The Elements of Differentiable Programming
Mathieu Blondel, Vincent Roulet
TL;DR
The Elements of Differentiable Programming presents a rigorous, math-first account of differentiable programming, unifying automatic differentiation, optimization, and probabilistic learning. It builds from foundational calculus and differential geometry to practical representations of parameterized programs as computation graphs and DAGs, and details how to differentiate through complex constructs like control flow and data structures. A core thread is the JVP/VJP framework and the role of the exponential family in probabilistic learning, enabling end-to-end differentiable models with rich uncertainty quantification. The book also clarifies how to design differentiable operations, including smoothing and optimization techniques, to extend differentiable programming beyond deep learning to reinforcement learning and scientific computing.
Abstract
Artificial intelligence has recently experienced remarkable advances, fueled by large models, vast datasets, accelerated hardware, and, last but not least, the transformative power of differentiable programming.
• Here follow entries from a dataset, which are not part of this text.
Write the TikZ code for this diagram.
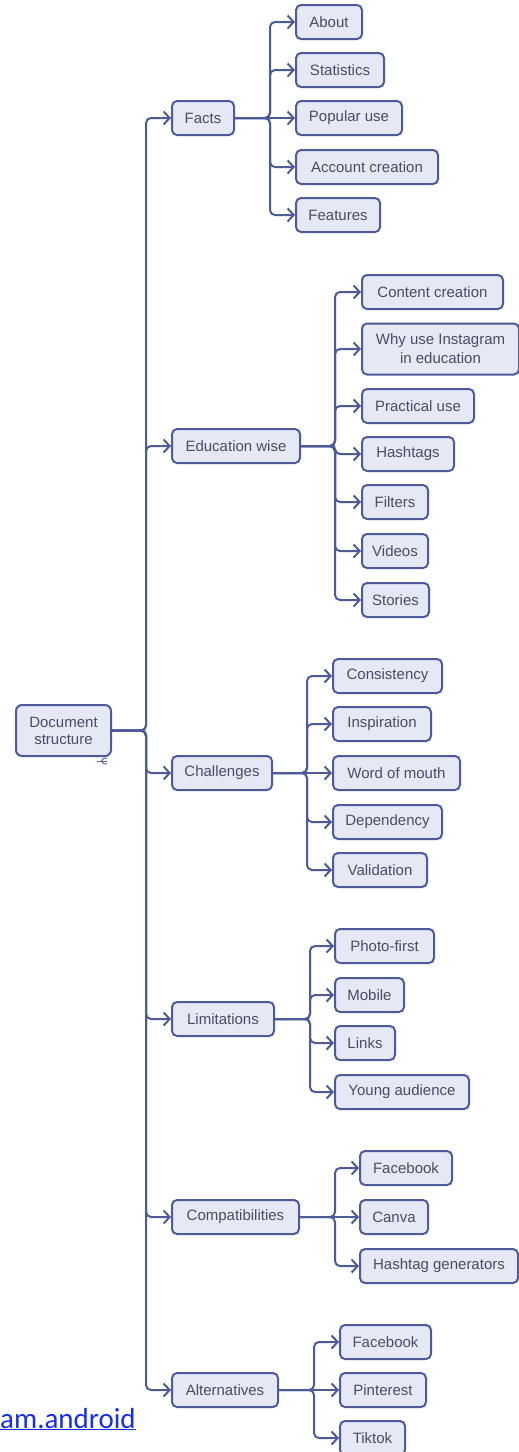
\documentclass[tikz,border=0pt]{standalone}
\usepackage{fontspec}
\setmainfont{Liberation Sans}
\usetikzlibrary{arrows.meta}
\definecolor{edge}{HTML}{4F5A9A}
\definecolor{boxfill}{HTML}{E6E8F6}
\definecolor{txt}{HTML}{4A4E5C}
\definecolor{linkblue}{HTML}{1530E6}
\tikzset{
  box/.style={draw=edge, fill=boxfill, line width=2pt, rounded corners=5pt,
    minimum height=34pt, inner sep=0pt, anchor=west, text=txt,
    font=\fontsize{15}{17}\selectfont, align=center},
  conn/.style={draw=edge, line width=2pt, rounded corners=5pt,
    -{Straight Barb[length=6pt,width=13pt,line width=2pt]}},
}
\begin{document}
\begin{tikzpicture}[x=1pt,y=-1pt]
\useasboundingbox (0,0) rectangle (519,1452);
\fill[white] (0,0) rectangle (519,1452);
% root
\node[box, minimum width=95pt, minimum height=51pt, rounded corners=6pt] (root) at (15,730.5) {Document\\structure};
% level 1
\node[box, minimum width=62pt]  (facts) at (171,118) {Facts};
\node[box, minimum width=128pt] (edu)   at (171,446) {Education wise};
\node[box, minimum width=100pt] (chal)  at (171,773) {Challenges};
\node[box, minimum width=102pt] (lim)   at (171,1019) {Limitations};
\node[box, minimum width=127pt] (comp)  at (171,1217) {Compatibilities};
\node[box, minimum width=106pt] (alt)   at (171,1390) {Alternatives};
% facts children
\node[box, minimum width=66pt]  (about) at (295,22)  {About};
\node[box, minimum width=88pt]  (stat)  at (295,70)  {Statistics};
\node[box, minimum width=106pt] (pop)   at (295,118) {Popular use};
\node[box, minimum width=142pt] (acc)   at (295,167) {Account creation};
\node[box, minimum width=84pt]  (feat)  at (295,215) {Features};
% education children
\node[box, minimum width=141pt] (cont)  at (361,292) {Content creation};
\node[box, minimum width=157pt, minimum height=51pt, font=\fontsize{15}{19}\selectfont] (why) at (361,349) {Why use Instagram\\in education};
\node[box, minimum width=112pt] (prac)  at (361,406) {Practical use};
\node[box, minimum width=92pt]  (hash)  at (361,454) {Hashtags};
\node[box, minimum width=66pt]  (filt)  at (361,502) {Filters};
\node[box, minimum width=66pt]  (vid)   at (361,551) {Videos};
\node[box, minimum width=67pt]  (stor)  at (361,600) {Stories};
% challenges children
\node[box, minimum width=109pt] (cons)  at (332,676) {Consistency};
\node[box, minimum width=98pt]  (insp)  at (332,724) {Inspiration};
\node[box, minimum width=127pt] (word)  at (332,773) {Word of mouth};
\node[box, minimum width=109pt] (dep)   at (332,822) {Dependency};
\node[box, minimum width=94pt]  (val)   at (332,870) {Validation};
% limitations children
\node[box, minimum width=99pt]  (photo) at (334,946)  {Photo-first};
\node[box, minimum width=69pt]  (mob)   at (334,995)  {Mobile};
\node[box, minimum width=60pt]  (links) at (334,1043) {Links};
\node[box, minimum width=134pt] (young) at (334,1092) {Young audience};
% compatibilities children
\node[box, minimum width=92pt]  (fb1)   at (359,1168) {Facebook};
\node[box, minimum width=68pt]  (canva) at (359,1217) {Canva};
\node[box, minimum width=158pt] (hgen)  at (359,1266) {Hashtag generators};
% alternatives children
\node[box, minimum width=91pt]  (fb2)   at (339,1342) {Facebook};
\node[box, minimum width=86pt]  (pin)   at (339,1390) {Pinterest};
\node[box, minimum width=65pt]  (tik)   at (339,1438) {Tiktok};
% connectors
\foreach \c in {facts,edu,chal,lim,comp,alt}
  \draw[conn] (root.east) -- ++(34,0) |- (\c.west);
\foreach \c in {about,stat,acc,feat}
  \draw[conn] (facts.east) -- ++(35,0) |- (\c.west);
\draw[conn] (facts.east) -- (pop.west);
\foreach \c in {cont,why,prac,hash,filt,vid,stor}
  \draw[conn] (edu.east) -- ++(34,0) |- (\c.west);
\foreach \c in {cons,insp,dep,val}
  \draw[conn] (chal.east) -- ++(34,0) |- (\c.west);
\draw[conn] (chal.east) -- (word.west);
\foreach \c in {photo,mob,links,young}
  \draw[conn] (lim.east) -- ++(35,0) |- (\c.west);
\foreach \c in {fb1,hgen}
  \draw[conn] (comp.east) -- ++(35,0) |- (\c.west);
\draw[conn] (comp.east) -- (canva.west);
\foreach \c in {fb2,tik}
  \draw[conn] (alt.east) -- ++(35,0) |- (\c.west);
\draw[conn] (alt.east) -- (pin.west);
% small mark under root
\draw[edge!80!gray, line width=1pt] (107,758) .. controls (100,757.5) and (100,764.5) .. (107,764);
\draw[edge!80!gray, line width=1pt] (97,761) -- (107,761);
% stray link text
\node[anchor=base west, inner sep=0pt, text=linkblue, font=\fontspec{Carlito}\fontsize{29}{32}\selectfont] (lnk) at (0,1428) {\underline{am.android}};
\end{tikzpicture}
\end{document}
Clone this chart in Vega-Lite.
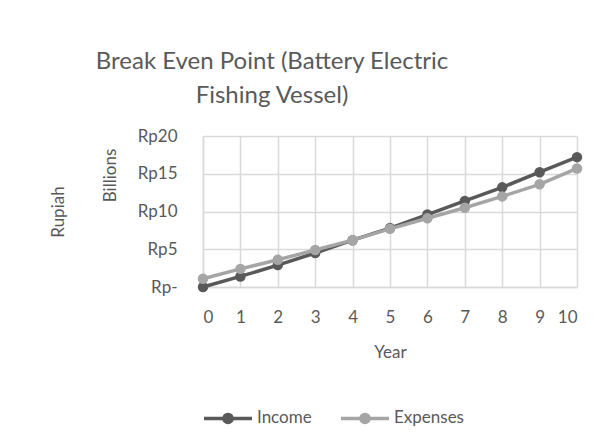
{
  "$schema": "https://vega.github.io/schema/vega-lite/v6.json",
  "width": 374,
  "height": 151,
  "padding": {"left": 49, "top": 50, "right": 20, "bottom": 10},
  "background": "white",
  "config": {"font": "Lato", "view": {"stroke": null}},
  "title": {
    "text": ["Break Even Point (Battery Electric", "Fishing Vessel)"],
    "fontSize": 24,
    "font": "Lato",
    "fontWeight": "normal",
    "color": "#595959",
    "lineHeight": 34,
    "anchor": "middle",
    "dx": -118,
    "offset": 19
  },
  "data": {
    "values": [
      {"year": 0, "series": "Income", "value": 0},
      {"year": 1, "series": "Income", "value": 1.4},
      {"year": 2, "series": "Income", "value": 2.9},
      {"year": 3, "series": "Income", "value": 4.5},
      {"year": 4, "series": "Income", "value": 6.2},
      {"year": 5, "series": "Income", "value": 7.8},
      {"year": 6, "series": "Income", "value": 9.6},
      {"year": 7, "series": "Income", "value": 11.4},
      {"year": 8, "series": "Income", "value": 13.2},
      {"year": 9, "series": "Income", "value": 15.2},
      {"year": 10, "series": "Income", "value": 17.2},
      {"year": 0, "series": "Expenses", "value": 1.1},
      {"year": 1, "series": "Expenses", "value": 2.4},
      {"year": 2, "series": "Expenses", "value": 3.6},
      {"year": 3, "series": "Expenses", "value": 4.9},
      {"year": 4, "series": "Expenses", "value": 6.2},
      {"year": 5, "series": "Expenses", "value": 7.7},
      {"year": 6, "series": "Expenses", "value": 9.1},
      {"year": 7, "series": "Expenses", "value": 10.5},
      {"year": 8, "series": "Expenses", "value": 12.0},
      {"year": 9, "series": "Expenses", "value": 13.6},
      {"year": 10, "series": "Expenses", "value": 15.7}
    ]
  },
  "encoding": {
    "x": {
      "field": "year",
      "type": "quantitative",
      "scale": {"domain": [0, 10], "nice": false},
      "axis": {
        "values": [0, 1, 2, 3, 4, 5, 6, 7, 8, 9, 10],
        "title": "Year",
        "grid": true,
        "gridColor": "#d9d9d9",
        "gridWidth": 1.5,
        "domainColor": "#d9d9d9",
        "domainWidth": 1.5,
        "ticks": false,
        "labelPadding": 22,
        "labelFontSize": 17,
        "labelColor": "#595959",
        "labelFont": "Lato",
        "titleFontSize": 17,
        "titleFontWeight": "normal",
        "titleColor": "#595959",
        "titleFont": "Lato",
        "titlePadding": 19
      }
    }
  },
  "layer": [
    {
      "encoding": {
        "y": {
          "field": "value",
          "type": "quantitative",
          "scale": {"domain": [0, 20], "nice": false},
          "axis": {
            "values": [0, 5, 10, 15, 20],
            "labelExpr": "datum.value == 0 ? 'Rp-' : 'Rp' + datum.value",
            "grid": true,
            "gridColor": "#d9d9d9",
            "gridWidth": 1.5,
            "domainColor": "#d9d9d9",
            "domainWidth": 1.5,
            "ticks": false,
            "labelPadding": 26,
            "labelFontSize": 17,
            "labelColor": "#595959",
            "labelFont": "Lato",
            "title": "Rupiah",
            "titleFontSize": 17,
            "titleFontWeight": "normal",
            "titleColor": "#595959",
            "titleFont": "Lato",
            "titleX": -145,
            "titleY": 75.5,
            "titleBaseline": "middle"
          }
        },
        "color": {
          "field": "series",
          "type": "nominal",
          "scale": {"domain": ["Income", "Expenses"], "range": ["#595959", "#a5a5a5"]},
          "legend": {
            "orient": "none",
            "legendX": -1,
            "legendY": 256,
            "direction": "horizontal",
            "title": null,
            "symbolType": "M-1,0H1M0.17,0A0.17,0.17,0,1,1,-0.17,0A0.17,0.17,0,1,1,0.17,0Z",
            "symbolSize": 2304,
            "symbolStrokeWidth": 3.5,
            "labelFontSize": 17,
            "labelFont": "Lato",
            "labelColor": "#595959",
            "labelOffset": 3,
            "columnPadding": 22,
            "encode": {
              "symbols": {
                "update": {
                  "fill": {"scale": "color", "field": "value"},
                  "stroke": {"scale": "color", "field": "value"},
                  "strokeWidth": {"value": 3.5},
                  "opacity": {"value": 1}
                }
              }
            }
          }
        }
      },
      "layer": [
        {"transform": [{"filter": "datum.series == 'Income'"}], "mark": {"type": "line", "strokeWidth": 3.5}},
        {"transform": [{"filter": "datum.series == 'Income'"}], "mark": {"type": "point", "filled": true, "size": 110, "opacity": 1}},
        {"transform": [{"filter": "datum.series == 'Expenses'"}], "mark": {"type": "line", "strokeWidth": 3.5}},
        {"transform": [{"filter": "datum.series == 'Expenses'"}], "mark": {"type": "point", "filled": true, "size": 110, "opacity": 1}}
      ]
    },
    {
      "mark": {"type": "point", "opacity": 0},
      "encoding": {
        "y": {
          "field": "value",
          "type": "quantitative",
          "scale": {"domain": [0, 20], "nice": false},
          "axis": {
            "orient": "left",
            "labels": false,
            "ticks": false,
            "domain": false,
            "grid": false,
            "title": "Billions",
            "titleFontSize": 17,
            "titleFontWeight": "normal",
            "titleColor": "#595959",
            "titleFont": "Lato",
            "titleX": -93,
            "titleY": 39,
            "titleBaseline": "middle"
          }
        }
      }
    }
  ],
  "resolve": {"axis": {"y": "independent"}}
}
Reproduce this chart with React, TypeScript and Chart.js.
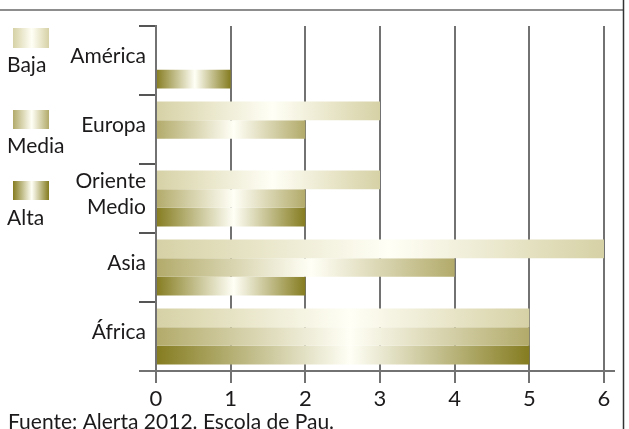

This new programming paradigm enables end-to-end differentiation of complex computer programs (including those with control flows and data structures), making gradient-based optimization of program parameters possible. As an emerging paradigm, differentiable programming builds upon several areas of computer science and applied mathematics, including automatic differentiation, graphical models, optimization and statistics. This book presents a comprehensive review of the fundamental concepts useful for differentiable programming. We adopt two main perspectives, that of optimization and that of probability, with clear analogies between the two. Differentiable programming is not merely the differentiation of programs, but also the thoughtful design of programs intended for differentiation. By making programs differentiable, we inherently introduce probability distributions over their execution, providing a means to quantify the uncertainty associated with program outputs.